A three-year-old boy has been treated after doctors discovered a tapeworm growing inside him that is considered to be never before found in humans in Australia.
Murdoch University parasitologists, who identified the species of the worm, confirmed on Thursday that the boy, from Eyre Peninsula near Port Lincoln in South Australia, was infected with a Pacific Broad Tapeworm last year after regularly eating raw fish caught by his father.
The Centers for Disease Control and Prevention said that the boy was taken to a medical clinic by his parents on July 29, 2015, after having a poor appetite and diarrhoea for one month.
His parents said they also noticed tapeworm organisms in his faeces. They said that the boy has never traveled overseas, but had often eaten the spoils of his father’s fishing trips, including southern bluefin tuna, spotted sillago and southern goatfish.
He was treated last year and has made a full recovery.
Professor of Parasitology Andrew Thompson said on the university’s website that the pathogenic tapeworm, which can grow up to 12 metres, is most commonly found in fish-eating mammals, like bears and seals in the northern hemisphere, but not people in Australia, although more cases can be expected.
“While symptoms are generally mild, and were not significant for this patient, our findings and reports from the last 90 years suggest these tapeworms are endemic in fish-eating mammals found off the Australian coast, and more human cases can be expected.
“People who eat fresh, raw marine fish are most at risk,” he said.
The US national Library of Medicine National Institutes of Health said that it is possible to be infected with the tapeworm by eating sushi and sashimi, suggesting that marketers should consider “affixing labels to the packaging, assuring consumers that proper preparations have been completed to minimize risks of fish tapeworm”, or diphyllobothriasis — the disease associated with Pacific Broad Tapeworms.
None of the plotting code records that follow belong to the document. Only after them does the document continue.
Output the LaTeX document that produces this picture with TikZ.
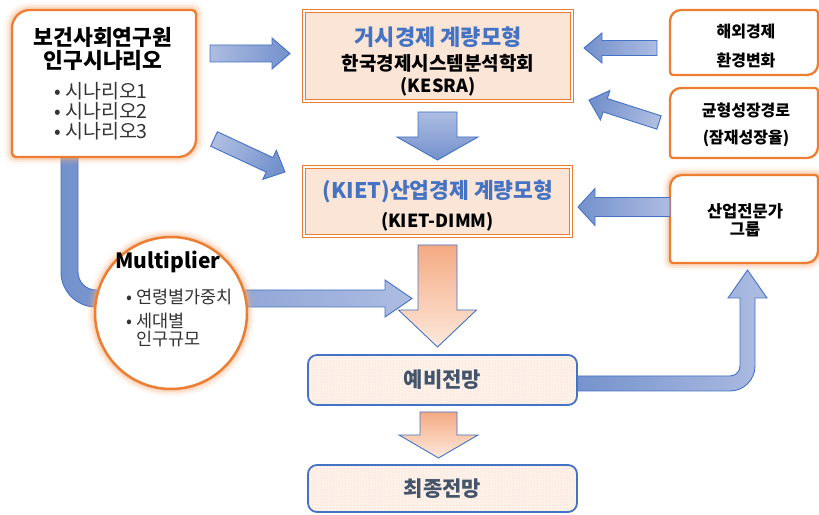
\documentclass[tikz,border=0pt]{standalone}
\usepackage{fontspec}
\setmainfont{Noto Sans CJK KR}
\usetikzlibrary{calc,patterns}
\definecolor{borange}{HTML}{ED7D31}
\definecolor{peach}{HTML}{FBE5D6}
\definecolor{glowc}{HTML}{F4B183}
\definecolor{bline}{HTML}{4472C4}
\definecolor{bdark}{HTML}{7391CC}
\definecolor{blight}{HTML}{ADBCE1}
\definecolor{odark}{HTML}{F4AA82}
\definecolor{olight}{HTML}{FDE9DD}
\definecolor{tblue}{HTML}{4472C4}
\definecolor{tslate}{HTML}{44546A}
\definecolor{tgray}{HTML}{333333}
\definecolor{dotfill}{HTML}{FEF3EC}

\newcommand{\fs}[1]{\fontsize{#1}{#1}\selectfont}

% #1 style, #2 tail coord, #3 tip coord, #4 shaft half width, #5 head half width, #6 head length
\newcommand{\blockarrow}[6]{%
  \coordinate (#3-hb) at ($(#3)!#6!(#2)$);
  \path[#1] ($(#2)!#4!90:(#3)$) -- ($(#3-hb)!#4!90:(#3)$) -- ($(#3-hb)!#5!90:(#3)$)
    -- (#3) -- ($(#3-hb)!#5!-90:(#3)$) -- ($(#3-hb)!#4!-90:(#3)$)
    -- ($(#2)!#4!-90:(#3)$) -- cycle;
}
% round diagonal corner rectangle: #1 style, #2 x1, #3 y bottom, #4 x2, #5 y top, #6 big radius, #7 small radius
\newcommand{\diagshape}[7]{%
  \path[#1] ({#2+#6},#5) -- ({#4-#7},#5) arc[start angle=90,end angle=0,radius=#7pt]
    -- (#4,{#3+#6}) arc[start angle=0,end angle=-90,radius=#6pt]
    -- ({#2+#7},#3) arc[start angle=270,end angle=180,radius=#7pt]
    -- (#2,{#5-#6}) arc[start angle=180,end angle=90,radius=#6pt] -- cycle;
}

\tikzset{
  glow/.style={preaction={draw=glowc,line width=15pt,opacity=.12},
               preaction={draw=glowc,line width=10pt,opacity=.18},
               preaction={draw=glowc,line width=6pt,opacity=.3}},
  obox/.style={draw=borange,line width=2.3pt,fill=white},
  dbox/.style={draw=borange,double=white,double distance=1.6pt,line width=1.2pt,
               fill=peach,inner sep=0pt},
  pbox/.style={draw=bline,line width=1.8pt,rounded corners=9pt,preaction={fill=dotfill},
               pattern=dots,pattern color=glowc!80,inner sep=0pt,
               font=\fs{21}\bfseries,text=tslate},
  barrow/.style={draw=bline,line width=0.9pt},
  oarrow/.style={draw=bline,line width=0.9pt,top color=odark,bottom color=olight},
  txt/.style={inner sep=0pt,align=center},
}

\begin{document}
\begin{tikzpicture}[x=1pt,y=1pt]
\useasboundingbox (0,0) rectangle (819,514);

% bent arrows
\path[barrow,left color=bdark,right color=blight]
  (61,370) -- (61,242) arc[start angle=180,end angle=270,radius=35pt]
  -- (385,207) -- (385,197) -- (412,215.5) -- (385,234) -- (385,224)
  -- (96,224) arc[start angle=270,end angle=180,radius=18pt] -- (78,370) -- cycle;
\path[barrow,left color=bdark,right color=blight]
  (570,123) -- (730,123) arc[start angle=-90,end angle=0,radius=25pt]
  -- (755,216) -- (767,216) -- (747.5,244) -- (728,216) -- (740,216)
  -- (740,148) arc[start angle=0,end angle=-90,radius=10pt] -- (570,138) -- cycle;

% boxes
\diagshape{glow,obox}{12}{357}{196}{504}{18}{4}
\diagshape{obox}{670}{439}{818}{504}{11}{3}
\diagshape{obox}{670}{356}{818}{426}{11}{3}
\diagshape{glow,obox}{670}{251}{818}{339}{12}{3}
\node[circle,glow,draw=borange,line width=2.5pt,fill=white,minimum size=152pt,inner sep=0pt] (mult) at (171,201) {};
\node[dbox,minimum width=268pt,minimum height=90pt] (macro) at (438,458) {};
\node[dbox,minimum width=267pt,minimum height=69pt] (kiet) at (437.5,312.5) {};
\node[pbox,minimum width=269pt,minimum height=50pt] (pre) at (442.5,134) {예비전망};
\node[pbox,minimum width=269pt,minimum height=47pt] (fin) at (442.5,25.5) {최종전망};

% straight block arrows
\coordinate (a1s) at (210,460.5); \coordinate (a1e) at (290,460.5);
\blockarrow{barrow,left color=blight,right color=bdark}{a1s}{a1e}{8.5pt}{15.5pt}{18pt}
\coordinate (a2s) at (214,375); \coordinate (a2e) at (285,342);
\blockarrow{barrow,top color=bdark,bottom color=blight,shading angle=-115}{a2s}{a2e}{8pt}{16pt}{17pt}
\coordinate (a3s) at (437.5,402); \coordinate (a3e) at (437.5,354);
\blockarrow{barrow,top color=blight,bottom color=bdark}{a3s}{a3e}{19.5pt}{40.5pt}{23pt}
\coordinate (a5s) at (657,466); \coordinate (a5e) at (584,466);
\blockarrow{barrow,left color=bdark,right color=blight}{a5s}{a5e}{7.5pt}{15pt}{18pt}
\coordinate (a6s) at (659,391.5); \coordinate (a6e) at (589,414);
\blockarrow{barrow,top color=bdark,bottom color=blight,shading angle=72}{a6s}{a6e}{7pt}{15.5pt}{17pt}
\coordinate (a7s) at (670,307); \coordinate (a7e) at (578,307);
\blockarrow{barrow,left color=bdark,right color=blight}{a7s}{a7e}{9.5pt}{18.5pt}{17pt}
\coordinate (a4s) at (437.5,269); \coordinate (a4e) at (437.5,167);
\blockarrow{oarrow}{a4s}{a4e}{19.5pt}{39pt}{37pt}
\coordinate (a8s) at (438.5,102); \coordinate (a8e) at (438.5,56);
\blockarrow{oarrow}{a8s}{a8e}{18.5pt}{39.5pt}{23pt}

% texts
\node[txt,font=\fs{21.5}\bfseries] (popt) at (103,465) {보건사회연구원\\[1pt]인구시나리오};
\node[txt,align=left,anchor=west,font=\fs{19.5},text=tgray] (popb) at (54,403) {• 시나리오1\\[0.5pt]• 시나리오2\\[0.5pt]• 시나리오3};
\node[txt,font=\fs{22}\bfseries,text=tblue] (macrot) at (438,477) {거시경제 계량모형};
\node[txt,font=\fs{19}\bfseries] (kesrat) at (438,451) {한국경제시스템분석학회};
\node[txt,font=\fs{18}\bfseries] (kesra) at (438,427) {(KESRA)};
\node[txt,font=\fs{16}\bfseries] (ovs1) at (746,482) {해외경제};
\node[txt,font=\fs{16}\bfseries] (ovs2) at (746,454) {환경변화};
\node[txt,font=\fs{16}\bfseries] (bal1) at (746,404) {균형성장경로};
\node[txt,font=\fs{16}\bfseries] (bal2) at (746,376) {(잠재성장율)};
\node[txt,font=\fs{21.5}\bfseries,text=tblue] (kiett) at (438,322) {(KIET)산업경제 계량모형};
\node[txt,font=\fs{18}\bfseries] (kietd) at (437.5,292) {(KIET-DIMM)};
\node[txt,font=\fs{16.5}\bfseries] (expt) at (745,294) {산업전문가\\[2pt]그룹};
\node[txt,font=\fs{21}\bfseries] (multt) at (168,252) {Multiplier};
\node[txt,align=left,anchor=west,font=\fs{17.5},text=tgray] (multb1) at (126,217) {• 연령별가중치};
\node[txt,align=left,anchor=north west,font=\fs{17.5},text=tgray] (multb2) at (126,201) {• 세대별\\[0pt]\hphantom{• }인구규모};
\end{tikzpicture}
\end{document}
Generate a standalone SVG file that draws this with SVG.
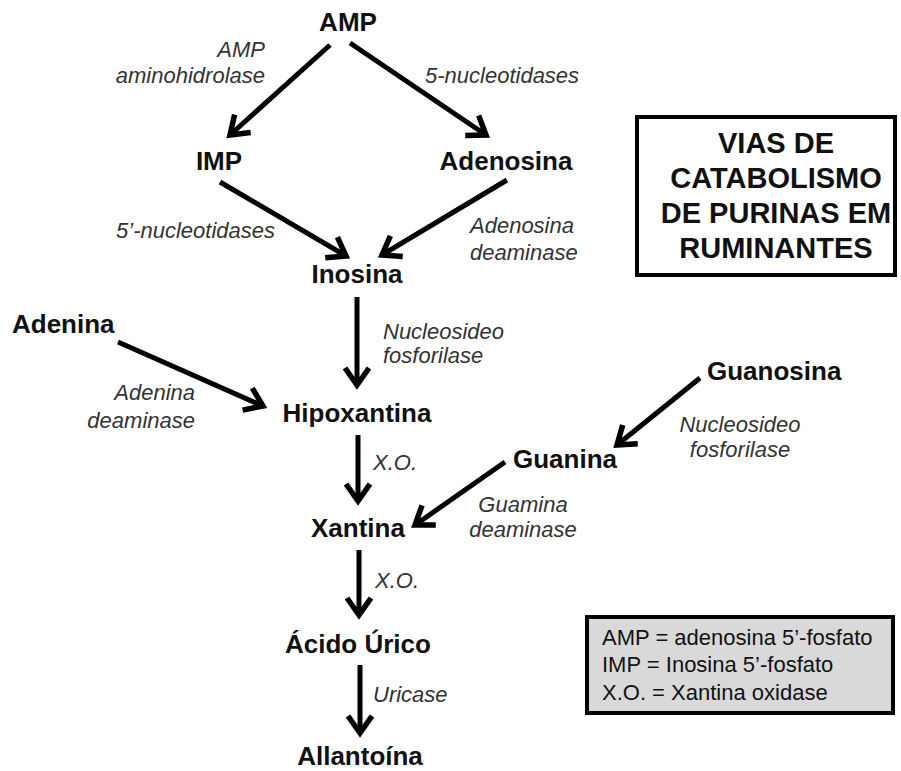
<svg xmlns="http://www.w3.org/2000/svg" width="901" height="771" viewBox="0 0 901 771">
<defs>
<marker id="ah" markerUnits="userSpaceOnUse" viewBox="-24 -16 28 32" markerWidth="28" markerHeight="32" refX="0" refY="0" orient="auto" overflow="visible">
<path d="M -17 -12 L 0 0 L -17 12" fill="none" stroke="#000" stroke-width="5.5" stroke-linejoin="miter"/>
</marker>
<style>
.n{font-family:"Liberation Sans",Arial,sans-serif;font-weight:bold;font-size:26px;fill:#111;}
.e{font-family:"Liberation Sans",Arial,sans-serif;font-style:italic;font-size:22px;fill:#333;}
.t{font-family:"Liberation Sans",Arial,sans-serif;font-weight:bold;font-size:29px;fill:#111;text-anchor:middle;}
.g{font-family:"Liberation Sans",Arial,sans-serif;font-size:22px;fill:#111;}
.c{stroke:#000;stroke-width:5;fill:none;marker-end:url(#ah);}
</style>
</defs>
<g id="connectors">
<line class="c" x1="330" y1="45" x2="230" y2="135"/>
<line class="c" x1="350" y1="43" x2="486" y2="135"/>
<line class="c" x1="220" y1="182" x2="346" y2="256"/>
<line class="c" x1="507" y1="180" x2="382" y2="255"/>
<line class="c" x1="357" y1="297" x2="357" y2="385"/>
<line class="c" x1="118" y1="342" x2="263" y2="406"/>
<line class="c" x1="358" y1="435" x2="358" y2="501"/>
<line class="c" x1="700" y1="378" x2="617" y2="445"/>
<line class="c" x1="505" y1="462" x2="415" y2="525"/>
<line class="c" x1="359" y1="550" x2="359" y2="615"/>
<line class="c" x1="360" y1="665" x2="360" y2="733"/>
</g>
<g id="edge-labels">
<text class="e" x="265" y="57" text-anchor="end">AMP</text>
<text class="e" x="265" y="83" text-anchor="end">aminohidrolase</text>
<text class="e" x="425" y="83">5-nucleotidases</text>
<text class="e" x="275" y="238" text-anchor="end">5’-nucleotidases</text>
<text class="e" x="470" y="233">Adenosina</text>
<text class="e" x="470" y="260">deaminase</text>
<text class="e" x="383" y="339">Nucleosideo</text>
<text class="e" x="383" y="363">fosforilase</text>
<text class="e" x="195" y="400" text-anchor="end">Adenina</text>
<text class="e" x="195" y="428" text-anchor="end">deaminase</text>
<text class="e" x="373" y="470">X.O.</text>
<text class="e" x="740" y="432" text-anchor="middle">Nucleosideo</text>
<text class="e" x="740" y="457" text-anchor="middle">fosforilase</text>
<text class="e" x="523" y="512" text-anchor="middle">Guamina</text>
<text class="e" x="523" y="537" text-anchor="middle">deaminase</text>
<text class="e" x="375" y="588">X.O.</text>
<text class="e" x="373" y="702">Uricase</text>
</g>
<g id="AMP"><text class="n" x="348" y="31" text-anchor="middle">AMP</text></g>
<g id="IMP"><text class="n" x="219" y="170" text-anchor="middle">IMP</text></g>
<g id="Adenosina"><text class="n" x="506" y="170" text-anchor="middle">Adenosina</text></g>
<g id="Inosina"><text class="n" x="357" y="283" text-anchor="middle">Inosina</text></g>
<g id="Adenina"><text class="n" x="12" y="333">Adenina</text></g>
<g id="Hipoxantina"><text class="n" x="357" y="422" text-anchor="middle">Hipoxantina</text></g>
<g id="Guanosina"><text class="n" x="707" y="380">Guanosina</text></g>
<g id="Guanina"><text class="n" x="565" y="468" text-anchor="middle">Guanina</text></g>
<g id="Xantina"><text class="n" x="358" y="537" text-anchor="middle">Xantina</text></g>
<g id="AcidoUrico"><text class="n" x="358" y="653" text-anchor="middle">Ácido Úrico</text></g>
<g id="Allantoina"><text class="n" x="360" y="765" text-anchor="middle">Allantoína</text></g>
<g id="title">
<rect x="637" y="117" width="258" height="158" fill="#fff" stroke="#000" stroke-width="4"/>
<text class="t" x="776" y="153">VIAS DE</text>
<text class="t" x="776" y="188">CATABOLISMO</text>
<text class="t" x="776" y="223">DE PURINAS EM</text>
<text class="t" x="776" y="258">RUMINANTES</text>
</g>
<g id="legend">
<rect x="587" y="617" width="306" height="96" fill="#d9d9d9" stroke="#000" stroke-width="4"/>
<text class="g" x="602" y="645">AMP = adenosina 5’-fosfato</text>
<text class="g" x="602" y="672">IMP = Inosina 5’-fosfato</text>
<text class="g" x="602" y="700">X.O. = Xantina oxidase</text>
</g>
</svg>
Diphyllobothriasis can cause diarrhoea, vomiting and B-12 anaemia because the tapeworm consumes about 80 percent of a person’s B-12 intake.
Mr Thompson said climate change could be responsible for the tapeworm’s presence in Australia. “It is possible that temperate water currents off southern Australia are changing thus affecting the distribution of the fish hosts of the parasite,” he said.